● **Task statement**: Copy out the material below in full, but not its images.

● **Information provided**:
####################

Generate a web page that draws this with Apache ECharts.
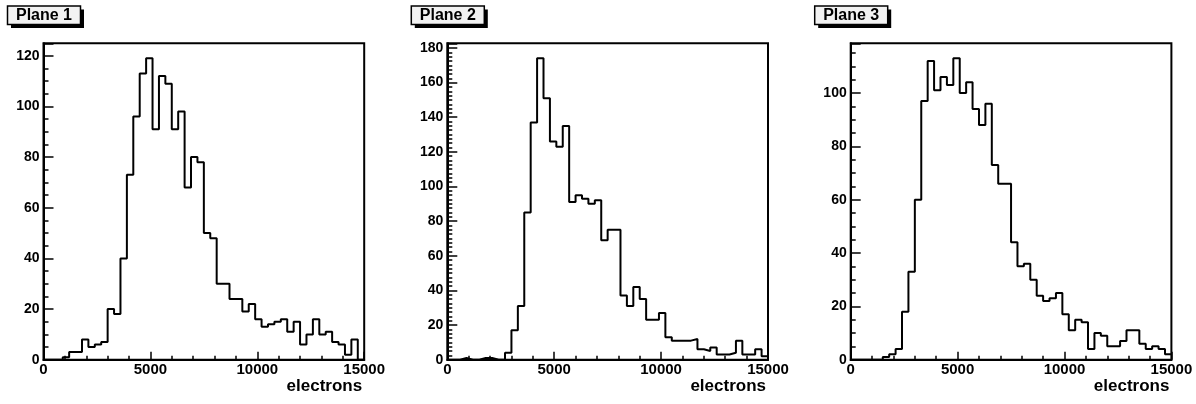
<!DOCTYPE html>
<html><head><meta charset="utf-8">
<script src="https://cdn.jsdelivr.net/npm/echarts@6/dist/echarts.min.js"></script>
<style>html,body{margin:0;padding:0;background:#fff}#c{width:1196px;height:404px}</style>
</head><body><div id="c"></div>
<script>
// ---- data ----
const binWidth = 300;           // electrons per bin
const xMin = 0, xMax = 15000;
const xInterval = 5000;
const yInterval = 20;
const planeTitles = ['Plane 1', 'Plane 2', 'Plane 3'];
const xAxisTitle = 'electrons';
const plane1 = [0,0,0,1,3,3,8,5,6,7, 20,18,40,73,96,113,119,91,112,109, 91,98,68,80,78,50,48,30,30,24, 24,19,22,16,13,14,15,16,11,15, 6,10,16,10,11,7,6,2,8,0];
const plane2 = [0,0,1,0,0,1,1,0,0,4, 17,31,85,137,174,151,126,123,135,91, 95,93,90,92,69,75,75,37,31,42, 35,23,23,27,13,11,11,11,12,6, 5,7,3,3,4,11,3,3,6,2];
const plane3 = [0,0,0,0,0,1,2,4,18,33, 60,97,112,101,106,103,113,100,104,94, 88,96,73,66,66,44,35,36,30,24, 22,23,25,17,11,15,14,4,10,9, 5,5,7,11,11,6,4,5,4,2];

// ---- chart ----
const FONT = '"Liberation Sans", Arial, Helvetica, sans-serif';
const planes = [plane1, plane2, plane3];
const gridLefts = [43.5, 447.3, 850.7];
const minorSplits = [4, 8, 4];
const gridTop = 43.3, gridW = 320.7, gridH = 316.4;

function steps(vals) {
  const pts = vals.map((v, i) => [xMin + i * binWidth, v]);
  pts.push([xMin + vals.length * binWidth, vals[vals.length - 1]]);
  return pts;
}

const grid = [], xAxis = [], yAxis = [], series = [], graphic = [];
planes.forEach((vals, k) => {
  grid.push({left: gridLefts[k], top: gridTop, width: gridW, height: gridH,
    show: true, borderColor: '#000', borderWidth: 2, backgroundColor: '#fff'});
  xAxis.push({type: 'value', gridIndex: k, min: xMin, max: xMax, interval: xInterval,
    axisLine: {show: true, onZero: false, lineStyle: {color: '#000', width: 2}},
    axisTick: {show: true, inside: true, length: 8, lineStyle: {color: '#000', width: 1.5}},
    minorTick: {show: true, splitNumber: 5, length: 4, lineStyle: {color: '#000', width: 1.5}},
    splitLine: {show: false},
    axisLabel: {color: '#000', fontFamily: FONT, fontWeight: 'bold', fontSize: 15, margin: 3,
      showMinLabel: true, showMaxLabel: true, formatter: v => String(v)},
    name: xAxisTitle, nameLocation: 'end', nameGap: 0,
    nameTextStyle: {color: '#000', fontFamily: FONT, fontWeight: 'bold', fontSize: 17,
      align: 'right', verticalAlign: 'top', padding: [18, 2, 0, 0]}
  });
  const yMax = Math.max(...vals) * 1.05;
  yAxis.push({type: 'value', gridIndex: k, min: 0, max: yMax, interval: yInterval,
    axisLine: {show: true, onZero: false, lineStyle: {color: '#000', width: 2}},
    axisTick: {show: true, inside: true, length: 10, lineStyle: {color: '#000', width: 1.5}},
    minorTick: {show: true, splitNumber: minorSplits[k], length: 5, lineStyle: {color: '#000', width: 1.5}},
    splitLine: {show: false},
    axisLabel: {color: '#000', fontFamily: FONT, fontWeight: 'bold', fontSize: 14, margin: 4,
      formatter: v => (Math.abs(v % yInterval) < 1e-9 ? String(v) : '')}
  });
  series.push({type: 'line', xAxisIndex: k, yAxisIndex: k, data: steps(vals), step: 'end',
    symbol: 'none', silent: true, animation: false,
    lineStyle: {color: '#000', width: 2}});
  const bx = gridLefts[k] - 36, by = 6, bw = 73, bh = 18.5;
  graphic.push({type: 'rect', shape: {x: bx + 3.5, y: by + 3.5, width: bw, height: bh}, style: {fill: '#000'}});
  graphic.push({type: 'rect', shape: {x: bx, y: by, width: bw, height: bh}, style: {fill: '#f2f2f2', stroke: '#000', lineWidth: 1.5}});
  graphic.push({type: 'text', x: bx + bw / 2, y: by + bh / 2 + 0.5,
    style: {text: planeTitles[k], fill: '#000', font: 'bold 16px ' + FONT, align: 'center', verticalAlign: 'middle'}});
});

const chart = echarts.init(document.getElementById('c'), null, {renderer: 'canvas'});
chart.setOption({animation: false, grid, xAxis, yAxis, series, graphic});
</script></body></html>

####################

● **Exercise output**:
Generate a web page that draws this with Apache ECharts.
<!DOCTYPE html>
<html><head><meta charset="utf-8">
<script src="https://cdn.jsdelivr.net/npm/echarts@6/dist/echarts.min.js"></script>
<style>html,body{margin:0;padding:0;background:#fff}#c{width:1196px;height:404px}</style>
</head><body><div id="c"></div>
<script>
// ---- data ----
const binWidth = 300;           // electrons per bin
const xMin = 0, xMax = 15000;
const xInterval = 5000;
const yInterval = 20;
const planeTitles = ['Plane 1', 'Plane 2', 'Plane 3'];
const xAxisTitle = 'electrons';
const plane1 = [0,0,0,1,3,3,8,5,6,7, 20,18,40,73,96,113,119,91,112,109, 91,98,68,80,78,50,48,30,30,24, 24,19,22,16,13,14,15,16,11,15, 6,10,16,10,11,7,6,2,8,0];
const plane2 = [0,0,1,0,0,1,1,0,0,4, 17,31,85,137,174,151,126,123,135,91, 95,93,90,92,69,75,75,37,31,42, 35,23,23,27,13,11,11,11,12,6, 5,7,3,3,4,11,3,3,6,2];
const plane3 = [0,0,0,0,0,1,2,4,18,33, 60,97,112,101,106,103,113,100,104,94, 88,96,73,66,66,44,35,36,30,24, 22,23,25,17,11,15,14,4,10,9, 5,5,7,11,11,6,4,5,4,2];

// ---- chart ----
const FONT = '"Liberation Sans", Arial, Helvetica, sans-serif';
const planes = [plane1, plane2, plane3];
const gridLefts = [43.5, 447.3, 850.7];
const minorSplits = [4, 8, 4];
const gridTop = 43.3, gridW = 320.7, gridH = 316.4;

function steps(vals) {
  const pts = vals.map((v, i) => [xMin + i * binWidth, v]);
  pts.push([xMin + vals.length * binWidth, vals[vals.length - 1]]);
  return pts;
}

const grid = [], xAxis = [], yAxis = [], series = [], graphic = [];
planes.forEach((vals, k) => {
  grid.push({left: gridLefts[k], top: gridTop, width: gridW, height: gridH,
    show: true, borderColor: '#000', borderWidth: 2, backgroundColor: '#fff'});
  xAxis.push({type: 'value', gridIndex: k, min: xMin, max: xMax, interval: xInterval,
    axisLine: {show: true, onZero: false, lineStyle: {color: '#000', width: 2}},
    axisTick: {show: true, inside: true, length: 8, lineStyle: {color: '#000', width: 1.5}},
    minorTick: {show: true, splitNumber: 5, length: 4, lineStyle: {color: '#000', width: 1.5}},
    splitLine: {show: false},
    axisLabel: {color: '#000', fontFamily: FONT, fontWeight: 'bold', fontSize: 15, margin: 3,
      showMinLabel: true, showMaxLabel: true, formatter: v => String(v)},
    name: xAxisTitle, nameLocation: 'end', nameGap: 0,
    nameTextStyle: {color: '#000', fontFamily: FONT, fontWeight: 'bold', fontSize: 17,
      align: 'right', verticalAlign: 'top', padding: [18, 2, 0, 0]}
  });
  const yMax = Math.max(...vals) * 1.05;
  yAxis.push({type: 'value', gridIndex: k, min: 0, max: yMax, interval: yInterval,
    axisLine: {show: true, onZero: false, lineStyle: {color: '#000', width: 2}},
    axisTick: {show: true, inside: true, length: 10, lineStyle: {color: '#000', width: 1.5}},
    minorTick: {show: true, splitNumber: minorSplits[k], length: 5, lineStyle: {color: '#000', width: 1.5}},
    splitLine: {show: false},
    axisLabel: {color: '#000', fontFamily: FONT, fontWeight: 'bold', fontSize: 14, margin: 4,
      formatter: v => (Math.abs(v % yInterval) < 1e-9 ? String(v) : '')}
  });
  series.push({type: 'line', xAxisIndex: k, yAxisIndex: k, data: steps(vals), step: 'end',
    symbol: 'none', silent: true, animation: false,
    lineStyle: {color: '#000', width: 2}});
  const bx = gridLefts[k] - 36, by = 6, bw = 73, bh = 18.5;
  graphic.push({type: 'rect', shape: {x: bx + 3.5, y: by + 3.5, width: bw, height: bh}, style: {fill: '#000'}});
  graphic.push({type: 'rect', shape: {x: bx, y: by, width: bw, height: bh}, style: {fill: '#f2f2f2', stroke: '#000', lineWidth: 1.5}});
  graphic.push({type: 'text', x: bx + bw / 2, y: by + bh / 2 + 0.5,
    style: {text: planeTitles[k], fill: '#000', font: 'bold 16px ' + FONT, align: 'center', verticalAlign: 'middle'}});
});

const chart = echarts.init(document.getElementById('c'), null, {renderer: 'canvas'});
chart.setOption({animation: false, grid, xAxis, yAxis, series, graphic});
</script></body></html>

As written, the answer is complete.